::: Data block

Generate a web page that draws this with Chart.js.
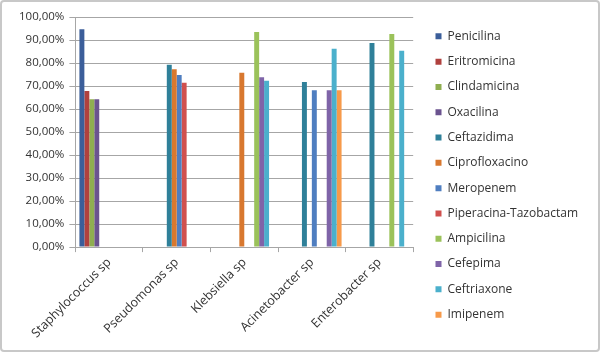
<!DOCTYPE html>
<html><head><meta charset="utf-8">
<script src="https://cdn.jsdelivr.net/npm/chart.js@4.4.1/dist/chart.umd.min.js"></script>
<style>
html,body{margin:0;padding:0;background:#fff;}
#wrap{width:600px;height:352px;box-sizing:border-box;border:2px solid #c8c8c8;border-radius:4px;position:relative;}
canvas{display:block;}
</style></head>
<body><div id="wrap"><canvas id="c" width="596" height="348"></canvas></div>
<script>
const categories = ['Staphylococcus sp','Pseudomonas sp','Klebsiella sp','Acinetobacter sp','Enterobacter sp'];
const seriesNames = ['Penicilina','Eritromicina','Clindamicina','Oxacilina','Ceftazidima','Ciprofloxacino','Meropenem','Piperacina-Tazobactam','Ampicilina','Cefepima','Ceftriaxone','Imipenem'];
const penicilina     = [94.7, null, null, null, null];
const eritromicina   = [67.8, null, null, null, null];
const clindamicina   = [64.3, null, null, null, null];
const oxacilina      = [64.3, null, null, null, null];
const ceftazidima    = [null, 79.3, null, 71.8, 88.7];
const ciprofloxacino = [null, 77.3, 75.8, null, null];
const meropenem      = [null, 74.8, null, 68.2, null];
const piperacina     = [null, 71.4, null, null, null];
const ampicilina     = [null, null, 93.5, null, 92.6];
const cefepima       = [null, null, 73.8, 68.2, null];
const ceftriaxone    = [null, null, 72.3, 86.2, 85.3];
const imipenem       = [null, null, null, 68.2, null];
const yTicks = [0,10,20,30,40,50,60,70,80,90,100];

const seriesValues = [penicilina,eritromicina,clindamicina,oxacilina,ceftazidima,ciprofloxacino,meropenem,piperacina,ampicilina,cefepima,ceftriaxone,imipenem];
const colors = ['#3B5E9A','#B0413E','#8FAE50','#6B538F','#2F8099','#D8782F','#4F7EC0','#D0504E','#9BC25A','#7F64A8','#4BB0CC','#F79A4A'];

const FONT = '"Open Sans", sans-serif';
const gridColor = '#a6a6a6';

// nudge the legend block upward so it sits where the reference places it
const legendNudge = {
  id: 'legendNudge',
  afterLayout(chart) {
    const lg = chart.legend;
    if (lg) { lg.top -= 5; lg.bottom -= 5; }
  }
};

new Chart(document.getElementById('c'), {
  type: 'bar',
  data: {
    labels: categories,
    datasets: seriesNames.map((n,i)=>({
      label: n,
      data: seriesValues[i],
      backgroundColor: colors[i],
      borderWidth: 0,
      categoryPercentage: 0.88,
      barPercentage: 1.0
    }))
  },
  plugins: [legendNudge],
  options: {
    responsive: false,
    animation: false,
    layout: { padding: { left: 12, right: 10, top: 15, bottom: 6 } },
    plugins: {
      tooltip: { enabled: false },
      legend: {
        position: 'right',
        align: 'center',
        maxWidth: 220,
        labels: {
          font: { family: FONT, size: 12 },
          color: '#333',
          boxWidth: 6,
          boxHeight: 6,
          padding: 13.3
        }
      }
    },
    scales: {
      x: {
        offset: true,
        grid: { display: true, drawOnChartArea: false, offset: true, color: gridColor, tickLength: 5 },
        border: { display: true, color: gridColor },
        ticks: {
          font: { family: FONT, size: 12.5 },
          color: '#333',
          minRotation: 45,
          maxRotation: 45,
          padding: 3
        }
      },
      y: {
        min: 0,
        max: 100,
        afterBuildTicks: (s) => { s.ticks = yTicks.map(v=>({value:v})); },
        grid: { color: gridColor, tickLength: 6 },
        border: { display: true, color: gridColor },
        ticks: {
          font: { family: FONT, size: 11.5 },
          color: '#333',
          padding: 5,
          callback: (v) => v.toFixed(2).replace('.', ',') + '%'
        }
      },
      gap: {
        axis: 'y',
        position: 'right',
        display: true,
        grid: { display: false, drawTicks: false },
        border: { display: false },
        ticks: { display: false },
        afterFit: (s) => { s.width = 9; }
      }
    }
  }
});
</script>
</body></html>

::::::

**Task statement**
Starting with the first line of the data above and ending with the line containing "const yTicks = [0,10,20,30,40,50,60,70,80,90,100];", please restate every line exactly, leaving images out.

**Result of this task**
Generate a web page that draws this with Chart.js.
<!DOCTYPE html>
<html><head><meta charset="utf-8">
<script src="https://cdn.jsdelivr.net/npm/chart.js@4.4.1/dist/chart.umd.min.js"></script>
<style>
html,body{margin:0;padding:0;background:#fff;}
#wrap{width:600px;height:352px;box-sizing:border-box;border:2px solid #c8c8c8;border-radius:4px;position:relative;}
canvas{display:block;}
</style></head>
<body><div id="wrap"><canvas id="c" width="596" height="348"></canvas></div>
<script>
const categories = ['Staphylococcus sp','Pseudomonas sp','Klebsiella sp','Acinetobacter sp','Enterobacter sp'];
const seriesNames = ['Penicilina','Eritromicina','Clindamicina','Oxacilina','Ceftazidima','Ciprofloxacino','Meropenem','Piperacina-Tazobactam','Ampicilina','Cefepima','Ceftriaxone','Imipenem'];
const penicilina     = [94.7, null, null, null, null];
const eritromicina   = [67.8, null, null, null, null];
const clindamicina   = [64.3, null, null, null, null];
const oxacilina      = [64.3, null, null, null, null];
const ceftazidima    = [null, 79.3, null, 71.8, 88.7];
const ciprofloxacino = [null, 77.3, 75.8, null, null];
const meropenem      = [null, 74.8, null, 68.2, null];
const piperacina     = [null, 71.4, null, null, null];
const ampicilina     = [null, null, 93.5, null, 92.6];
const cefepima       = [null, null, 73.8, 68.2, null];
const ceftriaxone    = [null, null, 72.3, 86.2, 85.3];
const imipenem       = [null, null, null, 68.2, null];
const yTicks = [0,10,20,30,40,50,60,70,80,90,100];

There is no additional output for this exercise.